Summary: New research suggests that clinical labs should consider self-reported race when screening for spina bifida and other open neural tube defects to improve prenatal care equity for Black individuals.


  1. Including self-reported race in alpha-fetoprotein (AFP) testing ensures more accurate and equitable screening results for pregnant Black individuals.
  2. Omitting race from AFP testing algorithms leads to a significant increase in false-positive rates for Black individuals, causing unnecessary additional diagnostic tests and anxiety.
  3. The study supports using self-reported race in prenatal serum screening, aligning with professional guidelines to enhance reliability and fairness in prenatal care.

New research demonstrates that clinical labs should account for the self-reported race of pregnant individuals when screening for spina bifida and other open neural tube defects. This finding, which was presented in the Association for Diagnostics & Laboratory Medicine’s (formerly AACC’s) Clinical Chemistry journal, could improve prenatal care for pregnant Black individuals.

Addressing Racial Inequities

In the wake of the racial reckoning that took place in 2020, the medical community has embarked on a major push to advance health equity, the ADLM says. A significant component of this has involved reevaluating the use of race in a wide range of clinical testing algorithms. For example, research found that race-based calculations for estimated glomerular filtration rate (eGFR)—a test for kidney function—were actually leading to delayed diagnosis and poorer outcomes for Black patients with kidney disease. Clinical labs are therefore now excluding race from their eGFR calculations.

Considering Race in AFP Testing

The medical community has also been questioning the use of race in the test for alpha-fetoprotein (AFP), which is used to diagnose open neural tube defects such as spina bifida during pregnancy. Current testing algorithms for AFP account for race because self-reported Black individuals on average have higher AFP levels than White individuals. However, recent studies have recommended omitting race when screening for these birth defects.
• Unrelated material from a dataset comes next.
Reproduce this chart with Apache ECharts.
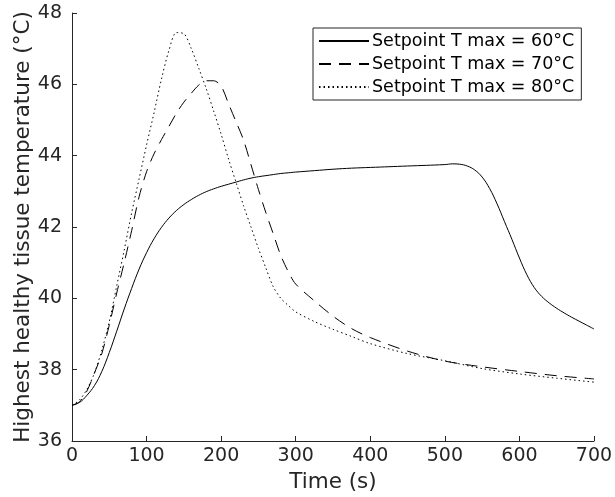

A team of researchers led by Glenn E. Palomaki, PhD, of Women & Infant’s Hospital in Providence, Rhode Island, set out to determine the clinical impact of omitting race from AFP testing. Palomaki’s team first separately compared the AFP levels of pregnant White individuals and those of pregnant Black individuals against the median AFP level of pregnant individuals. Maternal weight, which is also higher on average in self-reported Black individuals, was also considered. They then used the same statistical analysis but eliminated self-reported race from the algorithm.

Further reading: Prenatal Diagnosis Linked to Earlier Congenital Heart Disease Surgery

When self-reported race was used, the positivity rate of the screen was roughly equivalent among Black and White individuals. However, when self-reported race and maternal weight were not accounted for in the analysis, 1.49% of those identifying as Black were positive for open neural tube defects, while only 0.63% of those identifying as White were positive, a 2.36-fold difference, according to the ADLM. This discrepancy does not reflect the real-life disparity in open neural tube defect prevalence and would create inequitable burdens for Black individuals, including additional diagnostic testing that may be costly and invasive, as well as maternal anxiety.

“Accounting for maternal race and weight, as well as other possible covariates such as smoking status, plays a critical role in ensuring reliability and equity in various prenatal screening programs,” the study’s authors wrote. “Our results, together with existing professional recommendations and other current publications, endorse the use of self-reported race in prenatal serum screening.”